▶ **Request**
From the first line of the listing below, retype each line up to and including the one with "const changePct = 10;"; pictures stay out.

-- Begin Listed records --

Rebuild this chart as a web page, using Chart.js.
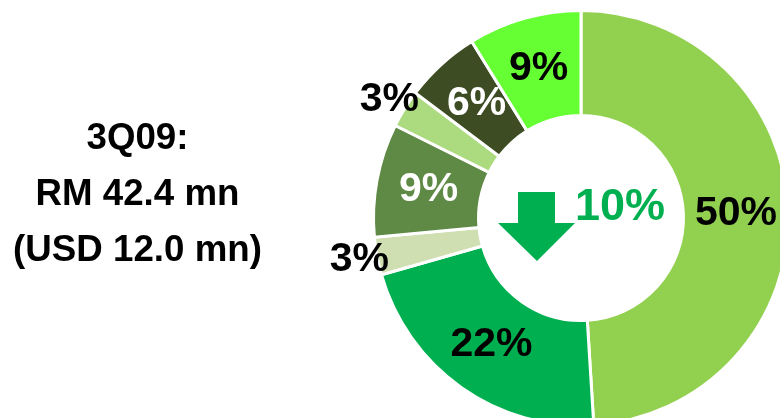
<!DOCTYPE html>
<html>
<head>
<meta charset="utf-8">
<script src="https://cdn.jsdelivr.net/npm/chart.js@4"></script>
<style>
  html, body { margin: 0; padding: 0; width: 780px; height: 418px; overflow: hidden; background: #fff; }
  #wrap { position: absolute; left: 0; top: 0; width: 800px; height: 440px; }
  #caption {
    position: absolute; left: 0; top: 108.5px; width: 275px;
    text-align: center; font: bold 36px/56.2px "Liberation Sans", Arial, sans-serif;
    color: #000; transform: scaleX(1.02); transform-origin: 137.5px 0;
  }
</style>
</head>
<body>
<div id="wrap"><canvas id="c"></canvas></div>
<div id="caption">3Q09:<br>RM 42.4 mn<br>(USD 12.0 mn)</div>
<script>
// Revenue share by segment, clockwise from 12 o'clock (percent)
const sharePct = [50, 22, 3, 9, 3, 6, 9];
const sliceLabels = sharePct.map(v => v + '%');
// Quarter-on-quarter change shown in the hole
const changePct = 10;

const sliceColors = ['#92D050', '#00B050', '#D0DFB2', '#5F8A45', '#ACDA7E', '#3D4C22', '#66FF33'];
const labelInk    = ['#000000', '#000000', '#000000', '#FFFFFF', '#000000', '#FFFFFF', '#000000'];
const FONT = '"Liberation Sans", Arial, sans-serif';
const GREEN = '#00B050';

const sliceLabelPlugin = {
  id: 'sliceLabels',
  afterDatasetsDraw(chart) {
    const ctx = chart.ctx;
    const arcs = chart.getDatasetMeta(0).data;
    ctx.save();
    ctx.font = 'bold 41px ' + FONT;
    ctx.textAlign = 'center';
    ctx.textBaseline = 'middle';
    arcs.forEach((arc, i) => {
      const p = arc.getProps(['x', 'y', 'startAngle', 'endAngle', 'innerRadius', 'outerRadius'], true);
      const mid = (p.startAngle + p.endAngle) / 2;
      const small = sharePct[i] < 5;
      const r = small ? p.outerRadius + 18 : (p.innerRadius + p.outerRadius) / 2;
      ctx.fillStyle = labelInk[i];
      ctx.fillText(sliceLabels[i], p.x + Math.cos(mid) * r, p.y + Math.sin(mid) * r);
    });
    ctx.restore();
  }
};

const centerPlugin = {
  id: 'centerBadge',
  afterDatasetsDraw(chart) {
    const ctx = chart.ctx;
    const a = chart.getDatasetMeta(0).data[0];
    const cx = a.x, cy = a.y;
    ctx.save();
    // down arrow
    ctx.fillStyle = GREEN;
    ctx.beginPath();
    ctx.moveTo(cx - 63, cy - 26);
    ctx.lineTo(cx - 26, cy - 26);
    ctx.lineTo(cx - 26, cy + 5);
    ctx.lineTo(cx - 6, cy + 5);
    ctx.lineTo(cx - 44, cy + 43);
    ctx.lineTo(cx - 83, cy + 5);
    ctx.lineTo(cx - 63, cy + 5);
    ctx.closePath();
    ctx.fill();
    // change figure
    ctx.font = 'bold 45px ' + FONT;
    ctx.textAlign = 'center';
    ctx.textBaseline = 'alphabetic';
    ctx.fillText(changePct + '%', cx + 39, cy + 2);
    ctx.restore();
  }
};

new Chart(document.getElementById('c'), {
  type: 'doughnut',
  data: {
    labels: sliceLabels,
    datasets: [{
      data: sharePct,
      backgroundColor: sliceColors,
      borderColor: '#FFFFFF',
      borderWidth: 3,
      hoverBorderWidth: 3,
      hoverOffset: 0,
      offset: 0
    }]
  },
  options: {
    responsive: true,
    maintainAspectRatio: false,
    animation: false,
    cutout: 102.5,
    rotation: 0,
    layout: { padding: { left: 372, top: 9, right: 10, bottom: 13 } },
    plugins: { legend: { display: false }, tooltip: { enabled: false } },
    events: []
  },
  plugins: [sliceLabelPlugin, centerPlugin]
});
</script>
</body>
</html>
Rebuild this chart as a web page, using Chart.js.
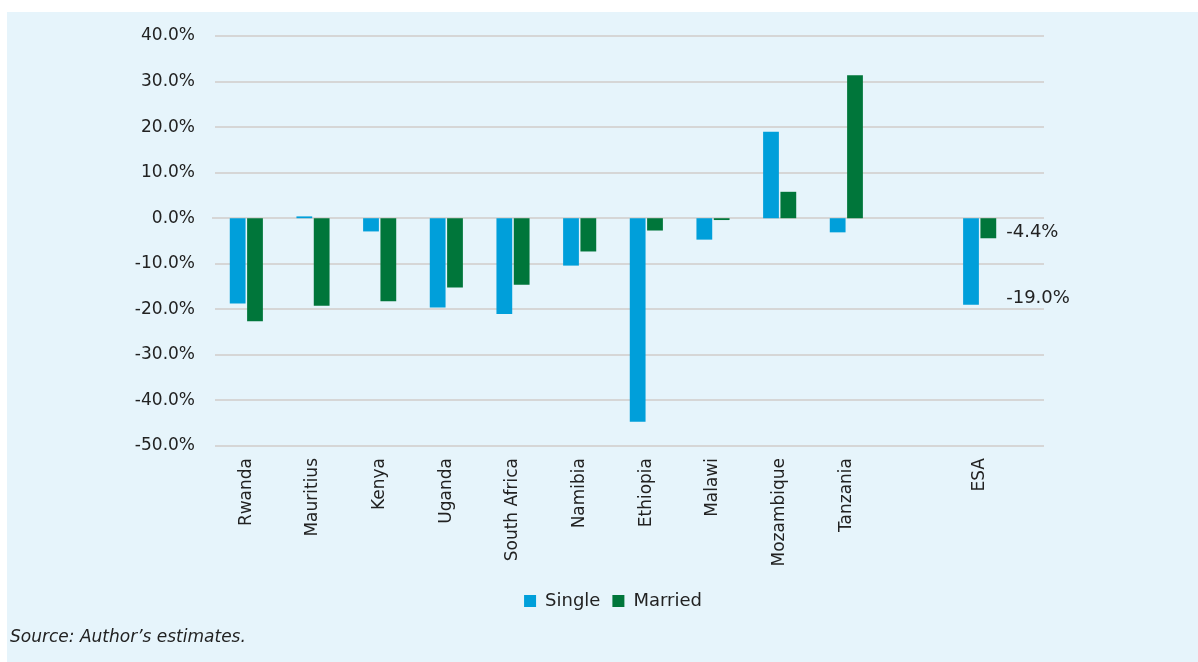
<!DOCTYPE html>
<html>
<head>
<meta charset="utf-8">
<script src="https://cdn.jsdelivr.net/npm/chart.js@4.4.1/dist/chart.umd.min.js"></script>
<style>
  html, body { margin: 0; padding: 0; background: #fff; overflow: hidden; }
  #panel { position: absolute; left: 7px; top: 12px; width: 1191px; height: 650px; background: #e6f4fb; overflow: hidden; }
  #chart { position: absolute; left: 0; top: 0; }
  #source { position: absolute; left: 3px; top: 614px; font: italic 17px "DejaVu Sans", sans-serif; color: #222; }
</style>
</head>
<body>
<div id="panel">
  <canvas id="chart" width="1191" height="650"></canvas>
  <div id="source">Source: Author’s estimates.</div>
</div>
<script>
// categories (blank slot keeps the gap before ESA)
var countries = ['Rwanda', 'Mauritius', 'Kenya', 'Uganda', 'South Africa', 'Namibia', 'Ethiopia', 'Malawi', 'Mozambique', 'Tanzania', '', 'ESA'];
var single  = [-18.7, 0.4, -2.9, -19.6, -21.0, -10.4, -44.7, -4.7, 19.0, -3.1, null, -19.0];
var married = [-22.6, -19.2, -18.2, -15.2, -14.6, -7.3, -2.7, -0.4, 5.8, 31.4, null, -4.4];
var yTicks  = [-50, -40, -30, -20, -10, 0, 10, 20, 30, 40];
var labelledCategory = 'ESA';

var font = "'DejaVu Sans', sans-serif";
var textColor = '#222';

// grid lines run a bit past the last bar
var extendedGrid = {
    id: 'extendedGrid',
    beforeDatasetsDraw: function (chart) {
        var y = chart.scales.y, area = chart.chartArea, ctx = chart.ctx;
        ctx.save();
        ctx.strokeStyle = '#d6d6d6';
        ctx.lineWidth = 2;
        yTicks.forEach(function (v) {
            var py = Math.round(y.getPixelForValue(v));
            ctx.beginPath();
            ctx.moveTo(v === 0 ? area.left - 1 : area.left + 2, py);
            ctx.lineTo(area.right + 31, py);
            ctx.stroke();
        });
        ctx.restore();
    }
};

// value labels beside the ESA bars
var esaLabels = {
    id: 'esaLabels',
    afterDatasetsDraw: function (chart) {
        var idx = countries.indexOf(labelledCategory);
        var ctx = chart.ctx;
        var lastBar = chart.getDatasetMeta(1).data[idx];
        var x = lastBar.x + lastBar.width / 2 + 10;
        ctx.save();
        ctx.font = '18px ' + font;
        ctx.fillStyle = textColor;
        ctx.textAlign = 'left';
        ctx.textBaseline = 'middle';
        chart.data.datasets.forEach(function (ds) {
            var v = ds.data[idx];
            var py = chart.scales.y.getPixelForValue(v);
            ctx.fillText(v.toFixed(1) + '%', x, py - 6);
        });
        ctx.restore();
    }
};

new Chart(document.getElementById('chart').getContext('2d'), {
    type: 'bar',
    data: {
        labels: countries,
        datasets: [
            { label: 'Single', data: single, backgroundColor: '#009fda', categoryPercentage: 0.52, barPercentage: 0.91 },
            { label: 'Married', data: married, backgroundColor: '#00763a', categoryPercentage: 0.52, barPercentage: 0.91 }
        ]
    },
    options: {
        responsive: false,
        animation: false,
        layout: { padding: { top: 24, right: 185, bottom: 42, left: 0 } },
        plugins: {
            legend: {
                position: 'bottom',
                fullSize: false,
                labels: {
                    boxWidth: 12,
                    boxHeight: 12,
                    padding: 12,
                    color: textColor,
                    font: { family: font, size: 18 }
                }
            },
            tooltip: { enabled: false }
        },
        scales: {
            x: {
                grid: { display: false, drawTicks: false },
                border: { display: false },
                ticks: {
                    minRotation: 90,
                    maxRotation: 90,
                    autoSkip: false,
                    padding: 12,
                    color: textColor,
                    font: { family: font, size: 17 }
                },
                afterFit: function (scale) { scale.height = 134; }
            },
            y: {
                min: -50,
                max: 40,
                grid: { display: false, drawTicks: false },
                border: { display: false },
                ticks: {
                    stepSize: 10,
                    padding: 18,
                    color: textColor,
                    font: { family: font, size: 17 },
                    callback: function (v) { return v.toFixed(1) + '%'; }
                },
                afterFit: function (scale) {
                    scale.width = 206;
                    scale.paddingTop = 0;
                    scale.paddingBottom = 0;
                }
            }
        }
    },
    plugins: [extendedGrid, esaLabels]
});
</script>
</body>
</html>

-- End Listed records --

▶ **The response**
Rebuild this chart as a web page, using Chart.js.
<!DOCTYPE html>
<html>
<head>
<meta charset="utf-8">
<script src="https://cdn.jsdelivr.net/npm/chart.js@4"></script>
<style>
  html, body { margin: 0; padding: 0; width: 780px; height: 418px; overflow: hidden; background: #fff; }
  #wrap { position: absolute; left: 0; top: 0; width: 800px; height: 440px; }
  #caption {
    position: absolute; left: 0; top: 108.5px; width: 275px;
    text-align: center; font: bold 36px/56.2px "Liberation Sans", Arial, sans-serif;
    color: #000; transform: scaleX(1.02); transform-origin: 137.5px 0;
  }
</style>
</head>
<body>
<div id="wrap"><canvas id="c"></canvas></div>
<div id="caption">3Q09:<br>RM 42.4 mn<br>(USD 12.0 mn)</div>
<script>
// Revenue share by segment, clockwise from 12 o'clock (percent)
const sharePct = [50, 22, 3, 9, 3, 6, 9];
const sliceLabels = sharePct.map(v => v + '%');
// Quarter-on-quarter change shown in the hole
const changePct = 10;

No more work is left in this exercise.